Your objective:
Take every line from the first down to the line with "y_ticks = [round(0.1" and set it down exactly, without the pictures.

## begin Raw data

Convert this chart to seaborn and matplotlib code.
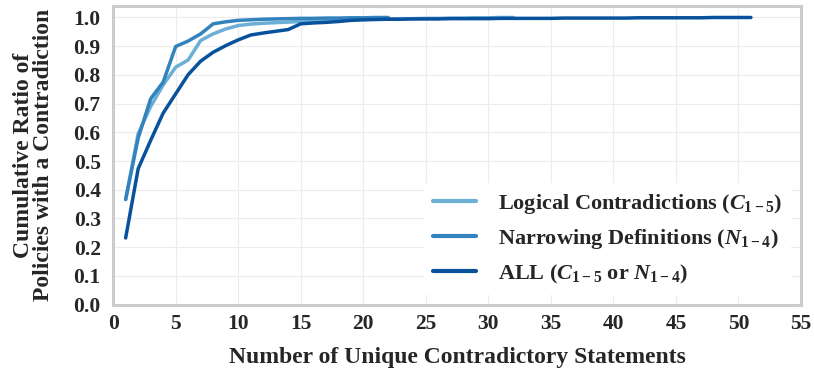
import numpy as np
import pandas as pd
import matplotlib
matplotlib.use("Agg")
import matplotlib.pyplot as plt
import seaborn as sns

# Cumulative ratio of policies with at least k unique contradictory statements
logical_vals = [0.366, 0.595, 0.690, 0.765, 0.827, 0.852, 0.920, 0.943, 0.960, 0.972,
                0.977, 0.980, 0.982, 0.984, 0.986, 0.988, 0.990, 0.991, 0.992, 0.993,
                0.994, 0.995, 0.996, 0.996, 0.997, 0.997, 0.998, 0.998, 0.999, 0.999,
                1.000, 1.000]
narrowing_vals = [0.366, 0.580, 0.717, 0.775, 0.899, 0.918, 0.943, 0.978, 0.985, 0.990,
                  0.992, 0.994, 0.995, 0.996, 0.997, 0.997, 0.998, 0.998, 0.999, 0.999,
                  1.000, 1.000]
all_vals = [0.232, 0.473, 0.572, 0.667, 0.734, 0.801, 0.848, 0.879, 0.902, 0.922,
            0.939, 0.946, 0.952, 0.958, 0.978, 0.981, 0.983, 0.986, 0.990, 0.992,
            0.993, 0.994, 0.994, 0.995, 0.995, 0.995, 0.996, 0.996, 0.996, 0.996,
            0.997, 0.997, 0.997, 0.997, 0.997, 0.998, 0.998, 0.998, 0.998, 0.998,
            0.998, 0.999, 0.999, 0.999, 0.999, 0.999, 0.999, 1.000, 1.000, 1.000,
            1.000]

labels = [r"Logical Contradictions ($C_{1-5}$)",
          r"Narrowing Definitions ($N_{1-4}$)",
          r"ALL ($C_{1-5}$ or $N_{1-4}$)"]
colors = ["#6baed6", "#3182bd", "#08519c"]
x_ticks = list(range(0, 56, 5))
y_ticks = [round(0.1 * i, 1) for i in range(11)]

frames = []
for lab, vals in zip(labels, [logical_vals, narrowing_vals, all_vals]):
    frames.append(pd.DataFrame({"k": np.arange(1, len(vals) + 1),
                                "ratio": vals, "series": lab}))
df = pd.concat(frames, ignore_index=True)

sns.set_style("whitegrid", {"grid.color": "#ececec", "axes.edgecolor": "#cccccc"})
plt.rcParams["font.family"] = ["Liberation Serif", "DejaVu Serif"]
plt.rcParams["font.weight"] = "bold"
plt.rcParams["mathtext.fontset"] = "custom"
plt.rcParams["mathtext.rm"] = "Liberation Serif:bold"
plt.rcParams["mathtext.it"] = "Liberation Serif:bold:italic"
plt.rcParams["mathtext.bf"] = "Liberation Serif:bold"

fig, ax = plt.subplots(figsize=(8.14, 3.76), dpi=100)
sns.lineplot(data=df, x="k", y="ratio", hue="series", palette=colors,
             hue_order=labels, linewidth=2.5, ax=ax)

ax.set_xlim(0, 55)
ax.set_ylim(0, 1.04)
ax.set_xticks(x_ticks)
ax.set_yticks(y_ticks)
ax.set_xticklabels([str(t) for t in x_ticks], fontsize=15.5, fontweight="bold")
ax.set_yticklabels([f"{t:.1f}" for t in y_ticks], fontsize=15.5, fontweight="bold")
ax.tick_params(axis="x", length=0, pad=7)
ax.tick_params(axis="y", length=0, pad=9)
for s in ax.spines.values():
    s.set_linewidth(2.2)
    s.set_color("#cccccc")

ax.set_xlabel("Number of Unique Contradictory Statements", fontsize=17,
              fontweight="bold", labelpad=9)
ax.set_ylabel("Cumulative Ratio of\nPolicies with a Contradiction", fontsize=17,
              fontweight="bold", labelpad=14, linespacing=0.92)

leg = ax.legend(loc="lower right", fontsize=16, frameon=True, facecolor="white",
                edgecolor="none", framealpha=1, handlelength=1.9,
                borderaxespad=0.45, labelspacing=0.52, handletextpad=1.0)
for t in leg.get_texts():
    t.set_fontweight("bold")
for h in leg.get_lines():
    h.set_linewidth(3)

fig.subplots_adjust(left=0.139, right=0.984, top=0.984, bottom=0.19)
fig.savefig("out.png", dpi=100)
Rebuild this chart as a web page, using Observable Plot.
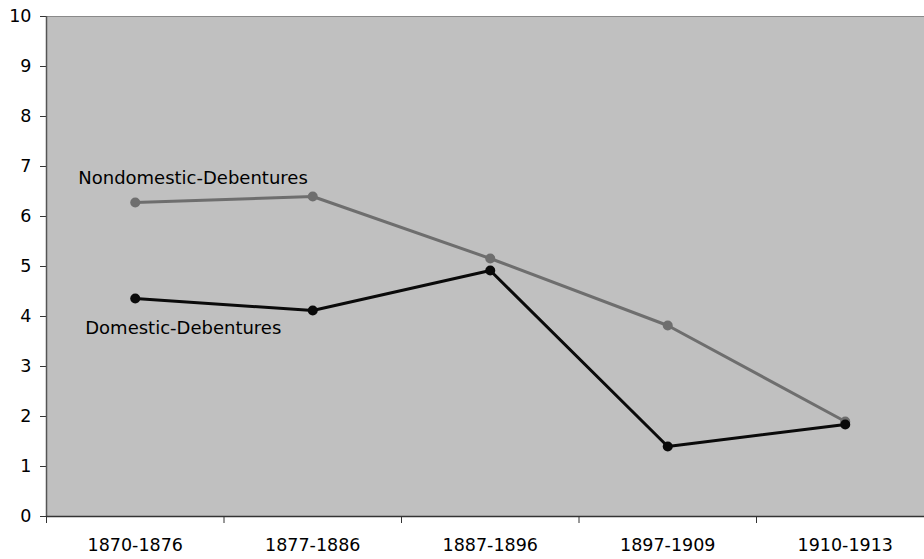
<!DOCTYPE html>
<html>
<head>
<meta charset="utf-8">
<script src="https://cdn.jsdelivr.net/npm/d3@7"></script>
<script src="https://cdn.jsdelivr.net/npm/@observablehq/plot@0.6"></script>
<style>
  html, body { margin: 0; padding: 0; background: #ffffff; overflow: hidden; }
  #chart { width: 924px; height: 559px; }
</style>
</head>
<body>
<div id="chart"></div>
<script>
const periods = ["1870-1876", "1877-1886", "1887-1896", "1897-1909", "1910-1913"];
const nondomestic = [6.28, 6.40, 5.16, 3.82, 1.90];
const domestic = [4.36, 4.12, 4.92, 1.40, 1.84];
const seriesNames = ["Nondomestic-Debentures", "Domestic-Debentures"];
const yTicks = [0, 1, 2, 3, 4, 5, 6, 7, 8, 9, 10];

const rows = [];
periods.forEach((p, i) => {
  rows.push({series: seriesNames[0], i, period: p, value: nondomestic[i]});
  rows.push({series: seriesNames[1], i, period: p, value: domestic[i]});
});
const nd = rows.filter(d => d.series === seriesNames[0]);
const dm = rows.filter(d => d.series === seriesNames[1]);
const centers = periods.map((p, i) => i + 0.5);
const bounds = periods.map((p, i) => i);

const font = "DejaVu Sans, Verdana, sans-serif";

const chart = Plot.plot({
  width: 924,
  height: 559,
  marginTop: 16,
  marginBottom: 43,
  marginLeft: 46,
  marginRight: 0,
  style: {fontFamily: font, fontSize: "17.5px", background: "#ffffff", color: "#000"},
  x: {type: "linear", domain: [0, periods.length], range: [46, 933.5]},
  y: {domain: [0, 10], range: [516, 16]},
  marks: [
    Plot.frame({fill: "#c0c0c0", stroke: null}),
    Plot.ruleY([10], {stroke: "#8a8a8a", strokeWidth: 1}),
    Plot.axisY({ticks: yTicks, tickSize: 6, tickPadding: 9, tickFormat: d => String(d), label: null, stroke: "#333", fontSize: 17.5}),
    Plot.axisX({ticks: bounds, tickSize: 7, tickFormat: () => "", label: null, stroke: "#333"}),
    Plot.axisX({ticks: centers, tickSize: 0, tickPadding: 22, tickFormat: d => periods[Math.round(d - 0.5)], label: null, fontSize: 17.5}),
    Plot.ruleX([0], {stroke: "#555", strokeWidth: 1.5}),
    Plot.ruleY([0], {stroke: "#333", strokeWidth: 1.5}),
    Plot.line(nd, {x: d => d.i + 0.5, y: "value", stroke: "#6e6e6e", strokeWidth: 3}),
    Plot.line(dm, {x: d => d.i + 0.5, y: "value", stroke: "#0a0a0a", strokeWidth: 3}),
    Plot.dot(nd, {x: d => d.i + 0.5, y: "value", r: 5, fill: "#6e6e6e", stroke: null}),
    Plot.dot(dm, {x: d => d.i + 0.5, y: "value", r: 5, fill: "#0a0a0a", stroke: null}),
    Plot.text(nd.slice(0, 1), {x: d => d.i + 0.5, y: "value", text: "series", textAnchor: "start", dx: -57, dy: -24, fontSize: 18, fill: "#000"}),
    Plot.text(dm.slice(0, 1), {x: d => d.i + 0.5, y: "value", text: "series", textAnchor: "start", dx: -50, dy: 30, fontSize: 18, fill: "#000"})
  ]
});
document.getElementById("chart").appendChild(chart);
</script>
</body>
</html>
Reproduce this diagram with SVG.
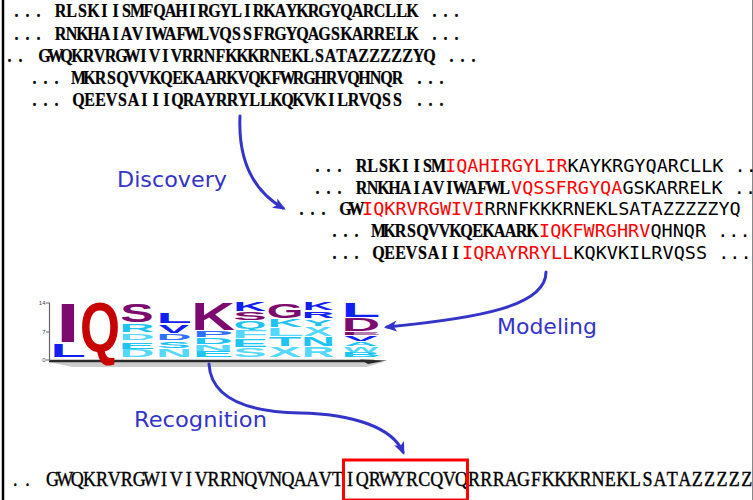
<svg xmlns="http://www.w3.org/2000/svg" width="753" height="500" viewBox="0 0 753 500">
<style>
.cb{font-family:"Liberation Serif","Times New Roman",serif;font-weight:bold;font-size:18.2px;fill:#000;stroke:#000;stroke-width:0.25;text-anchor:middle}
.sm{font-family:"DejaVu Sans Mono",monospace;font-weight:normal;font-size:18.5px}
.red{fill:#ff0000}
.blk{fill:#000}
.seq{font-family:"Liberation Serif","Times New Roman",serif;font-size:20.4px;fill:#000;stroke:#000;stroke-width:0.4;text-anchor:middle}
.lbl{font-family:"DejaVu Sans","Noto Sans",sans-serif;font-size:22px;fill:#3434c8}
.lg{font-family:"Liberation Sans",Arial,sans-serif;font-weight:bold;font-size:10px;text-anchor:middle}
.pu{fill:#7d0a6e}.bl{fill:#1020f0}.cy{fill:#20c4f4}.lc{fill:#55d8ff}.rd{fill:#c80000}.mb{fill:#3070ff}
.ax{font-family:"Liberation Sans",Arial,sans-serif;font-size:6px;fill:#444;text-anchor:end}
.conn{fill:none;stroke:#3434c8;stroke-width:3;stroke-linecap:round}
</style>
<defs>
<marker id="ah" viewBox="0 0 12 10" refX="9" refY="5" markerWidth="13" markerHeight="11" markerUnits="userSpaceOnUse" orient="auto">
<path d="M0,0 L12,5 L0,10 L3,5 z" fill="#3434c8"/>
</marker>
</defs>
<rect x="0" y="0" width="753" height="500" fill="#fff"/>
<line x1="3" y1="0" x2="3" y2="500" stroke="#000" stroke-width="2.5"/>
<line x1="752.5" y1="0" x2="752.5" y2="500" stroke="#888" stroke-width="1"/>

<g id="raw-sequences">
<g transform="translate(16.5,17) scale(0.88,1)"><text class="cb" y="0" x="0 12.5 25 37.5 50 62.5 75 87.5 100 112.5 125 137.5 150 162.5 175 187.5 200 212.5 225 237.5 250 262.5 275 287.5 300 312.5 325 337.5 350 362.5 375 387.5 400 412.5 425 437.5 450 462.5 475 487.5 500 512.5 525 537.5 550">... RLSKIISMFQAHIRGYLIRKAYKRGYQARCLLK ...</text></g>
<g transform="translate(16.5,39.5) scale(0.88,1)"><text class="cb" y="0" x="0 12.5 25 37.5 50 62.5 75 87.5 100 112.5 125 137.5 150 162.5 175 187.5 200 212.5 225 237.5 250 262.5 275 287.5 300 312.5 325 337.5 350 362.5 375 387.5 400 412.5 425 437.5 450 462.5 475 487.5 500 512.5 525 537.5 550">... RNKHAIAVIWAFWLVQSSFRGYQAGSKARRELK ...</text></g>
<g transform="translate(9.5,61.5) scale(0.88,1)"><text class="cb" y="0" x="0 12.5 39.75 52.25 64.75 77.25 89.75 102.25 114.75 127.25 139.75 152.25 164.75 177.25 189.75 202.25 214.75 227.25 239.75 252.25 264.75 277.25 289.75 302.25 314.75 327.25 339.75 352.25 364.75 377.25 389.75 402.25 414.75 427.25 439.75 452.25 464.75 477.25 489.75 502.25 514.75 527.25 539.75 552.25">..GWQKRVRGWIVIVRRNFKKKRNEKLSATAZZZZZYQ ...</text></g>
<g transform="translate(34.5,83.5) scale(0.88,1)"><text class="cb" y="0" x="0 12.5 25 37.5 50 62.5 75 87.5 100 112.5 125 137.5 150 162.5 175 187.5 200 212.5 225 237.5 250 262.5 275 287.5 300 312.5 325 337.5 350 362.5 375 387.5 400 412.5 425 437.5 450 462.5 475 487.5 500 512.5 525 537.5 550">... MKRSQVVKQEKAARKVQKFWRGHRVQHNQR ...</text></g>
<g transform="translate(34.5,105.5) scale(0.88,1)"><text class="cb" y="0" x="0 12.5 25 37.5 50 62.5 75 87.5 100 112.5 125 137.5 150 162.5 175 187.5 200 212.5 225 237.5 250 262.5 275 287.5 300 312.5 325 337.5 350 362.5 375 387.5 400 412.5 425 437.5 450 462.5 475 487.5 500 512.5 525 537.5 550">... QEEVSAIIIQRAYRRYLLKQKVKILRVQSS ...</text></g>
</g>

<g id="discovered-motifs">
<g transform="translate(317.5,172) scale(0.88,1)"><text class="cb" y="0" x="0 12.5 25 37.5 50 62.5 75 87.5 100 112.5 125 137.5 150 162.5 175 187.5 200 212.5 225 237.5">... RLSKIISM</text></g>
<text class="sm red" x="445" y="172">IQAHIRGYLIR<tspan class="blk">KAYKRGYQARCLLK ..</tspan></text>
<g transform="translate(317.5,193.5) scale(0.88,1)"><text class="cb" y="0" x="0 12.5 25 37.5 50 62.5 75 87.5 100 112.5 125 137.5 150 162.5 175 187.5 200 212.5 225 237.5">... RNKHAIAVIWAFWL</text></g>
<text class="sm red" x="511" y="193.5">VQSSFRGYQA<tspan class="blk">GSKARRELK ..</tspan></text>
<g transform="translate(301.5,215) scale(0.88,1)"><text class="cb" y="0" x="0 12.5 25 37.5 50 62.5 75 87.5 100 112.5">... GW</text></g>
<text class="sm red" x="362" y="215">IQKRVRGWIVI<tspan class="blk">RRNFKKKRNEKLSATAZZZZZYQ</tspan></text>
<g transform="translate(334.5,237) scale(0.88,1)"><text class="cb" y="0" x="0 12.5 25 37.5 50 62.5 75 87.5 100 112.5 125 137.5 150 162.5 175 187.5 200 212.5 225 237.5">... MKRSQVVKQEKAARK</text></g>
<text class="sm red" x="539" y="237">IQKFWRGHRV<tspan class="blk">QHNQR ...</tspan></text>
<g transform="translate(334.5,259) scale(0.88,1)"><text class="cb" y="0" x="0 12.5 25 37.5 50 62.5 75 87.5 100 112.5 125 137.5 150 162.5 175 187.5 200 212.5 225 237.5">... QEEVSAII</text></g>
<text class="sm red" x="462" y="259">IQRAYRRYLL<tspan class="blk">KQKVKILRVQSS ...</tspan></text>
</g>

<g id="sequence-logo">
<polygon points="49,362 384,362 366,367 72,367" fill="#aaa" opacity="0.6"/>
<line x1="49" y1="361" x2="374" y2="361" stroke="#2a2a2a" stroke-width="2.5"/>
<polygon points="360,359.5 387,360.5 368,364" fill="#2a2a2a"/>
<line x1="49.5" y1="303" x2="49.5" y2="361" stroke="#666" stroke-width="1.2"/>
<line x1="46" y1="303" x2="50" y2="303" stroke="#666" stroke-width="1"/>
<line x1="46" y1="332" x2="50" y2="332" stroke="#666" stroke-width="1"/>
<line x1="46" y1="360" x2="50" y2="360" stroke="#666" stroke-width="1"/>
<text class="ax" x="45.5" y="305">14</text>
<text class="ax" x="45.5" y="334">7</text>
<text class="ax" x="45.5" y="362">0</text>

<text class="lg pu" transform="translate(68,342) scale(8.57,5.587)">I</text>
<text class="lg bl" transform="translate(68,357) scale(5.77,1.816)">L</text>
<text class="lg rd" transform="translate(100,352) scale(5.14,6.98)">Q</text>

<text class="lg pu" transform="translate(137,322) scale(5.0,2.51)">S</text>
<text class="lg cy" transform="translate(137,332) scale(4.84,1.117)">R</text>
<text class="lg lc" transform="translate(137,340) scale(4.84,0.978)">D</text>
<text class="lg cy" transform="translate(137,348.5) scale(5.45,0.978)">E</text>
<text class="lg lc" transform="translate(137,357) scale(4.84,1.047)">D</text>

<text class="lg bl" transform="translate(174,323) scale(5.77,1.397)">L</text>
<text class="lg bl" transform="translate(174,333) scale(4.55,1.117)">V</text>
<text class="lg mb" transform="translate(174,340) scale(4.84,0.838)">D</text>
<text class="lg cy" transform="translate(174,348) scale(5.0,0.978)">S</text>
<text class="lg lc" transform="translate(174,357) scale(5.0,1.117)">N</text>

<text class="lg pu" transform="translate(213,330) scale(6.06,3.91)">K</text>
<text class="lg mb" transform="translate(213,337) scale(6.07,0.838)">P</text>
<text class="lg cy" transform="translate(213,344) scale(5.48,0.838)">D</text>
<text class="lg lc" transform="translate(213,350.5) scale(5.67,0.838)">N</text>
<text class="lg cy" transform="translate(213,357) scale(6.18,0.838)">E</text>

<text class="lg bl" transform="translate(250,311) scale(4.55,1.257)">K</text>
<text class="lg pu" transform="translate(250,320) scale(5.0,1.117)">S</text>
<text class="lg cy" transform="translate(250,329) scale(4.17,1.117)">Q</text>
<text class="lg lc" transform="translate(250,337.5) scale(6.0,1.047)">F</text>
<text class="lg cy" transform="translate(250,347) scale(5.45,1.117)">E</text>
<text class="lg lc" transform="translate(250,357) scale(5.0,1.257)">S</text>

<text class="lg pu" transform="translate(285,318) scale(4.71,1.955)">G</text>
<text class="lg cy" transform="translate(285,327) scale(4.85,1.117)">K</text>
<text class="lg lc" transform="translate(285,336) scale(6.15,1.117)">L</text>
<text class="lg cy" transform="translate(285,346) scale(5.33,1.257)">T</text>
<text class="lg lc" transform="translate(285,357) scale(4.85,1.397)">X</text>

<text class="lg bl" transform="translate(318,310) scale(4.24,1.117)">K</text>
<text class="lg bl" transform="translate(318,318) scale(4.52,0.978)">R</text>
<text class="lg cy" transform="translate(318,326) scale(4.24,0.978)">Y</text>
<text class="lg lc" transform="translate(318,335.5) scale(4.24,1.187)">X</text>
<text class="lg cy" transform="translate(318,346) scale(4.67,1.257)">N</text>
<text class="lg lc" transform="translate(318,357) scale(4.52,1.397)">R</text>

<text class="lg bl" transform="translate(361,317) scale(6.35,2.095)">L</text>
<text class="lg pu" transform="translate(361,331) scale(5.32,1.816)">D</text>
<text class="lg pu" transform="translate(361,335) scale(6.0,0.419)">E</text>
<text class="lg bl" transform="translate(361,341) scale(5.0,0.768)">V</text>
<text class="lg cy" transform="translate(361,346) scale(4.71,0.628)">A</text>
<text class="lg lc" transform="translate(361,351.5) scale(3.67,0.698)">W</text>
<text class="lg cy" transform="translate(361,357) scale(5.5,0.698)">B</text>
</g>

<g id="target-sequence">
<g transform="translate(15.2,486) scale(0.8857,1)"><text class="seq" y="0" x="0 14 28 42 56 70 84 98 112 126 140 154 168 182 196 210 224 238 252 266 280 294 308 322 336 350 364 378 392 406 420 434 448 462 476 490 504 518 532 546 560 574 588 602 616 630 644 658 672 686 700 714 728 742 756 770 784 798 812 826">.. GWQKRVRGWIVIVRRNQVNQAAVTIQRWYRCQVQRRRAGFKKKRNEKLSATAZZZZZ</text></g>
<rect x="343.5" y="460" width="124" height="40" fill="none" stroke="#ff0000" stroke-width="3"/>
</g>

<g id="connectors">
<path class="conn" d="M240,116 C238,160 252,190 283,208" marker-end="url(#ah)"/>
<path class="conn" d="M546,272 C546,306 480,318 387,327" marker-end="url(#ah)"/>
<path class="conn" d="M209,364 C211,400 250,412 300,413 C352,414 392,427 403,452" marker-end="url(#ah)"/>
</g>

<g id="labels">
<text class="lbl" x="117" y="187" textLength="110" lengthAdjust="spacingAndGlyphs">Discovery</text>
<text class="lbl" x="497" y="334" textLength="100" lengthAdjust="spacingAndGlyphs">Modeling</text>
<text class="lbl" x="134" y="427" textLength="133" lengthAdjust="spacingAndGlyphs">Recognition</text>
</g>
</svg>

## end Raw data

Answer to this task:
Convert this chart to seaborn and matplotlib code.
import numpy as np
import pandas as pd
import matplotlib
matplotlib.use("Agg")
import matplotlib.pyplot as plt
import seaborn as sns

# Cumulative ratio of policies with at least k unique contradictory statements
logical_vals = [0.366, 0.595, 0.690, 0.765, 0.827, 0.852, 0.920, 0.943, 0.960, 0.972,
                0.977, 0.980, 0.982, 0.984, 0.986, 0.988, 0.990, 0.991, 0.992, 0.993,
                0.994, 0.995, 0.996, 0.996, 0.997, 0.997, 0.998, 0.998, 0.999, 0.999,
                1.000, 1.000]
narrowing_vals = [0.366, 0.580, 0.717, 0.775, 0.899, 0.918, 0.943, 0.978, 0.985, 0.990,
                  0.992, 0.994, 0.995, 0.996, 0.997, 0.997, 0.998, 0.998, 0.999, 0.999,
                  1.000, 1.000]
all_vals = [0.232, 0.473, 0.572, 0.667, 0.734, 0.801, 0.848, 0.879, 0.902, 0.922,
            0.939, 0.946, 0.952, 0.958, 0.978, 0.981, 0.983, 0.986, 0.990, 0.992,
            0.993, 0.994, 0.994, 0.995, 0.995, 0.995, 0.996, 0.996, 0.996, 0.996,
            0.997, 0.997, 0.997, 0.997, 0.997, 0.998, 0.998, 0.998, 0.998, 0.998,
            0.998, 0.999, 0.999, 0.999, 0.999, 0.999, 0.999, 1.000, 1.000, 1.000,
            1.000]

labels = [r"Logical Contradictions ($C_{1-5}$)",
          r"Narrowing Definitions ($N_{1-4}$)",
          r"ALL ($C_{1-5}$ or $N_{1-4}$)"]
colors = ["#6baed6", "#3182bd", "#08519c"]
x_ticks = list(range(0, 56, 5))
y_ticks = [round(0.1 * i, 1) for i in range(11)]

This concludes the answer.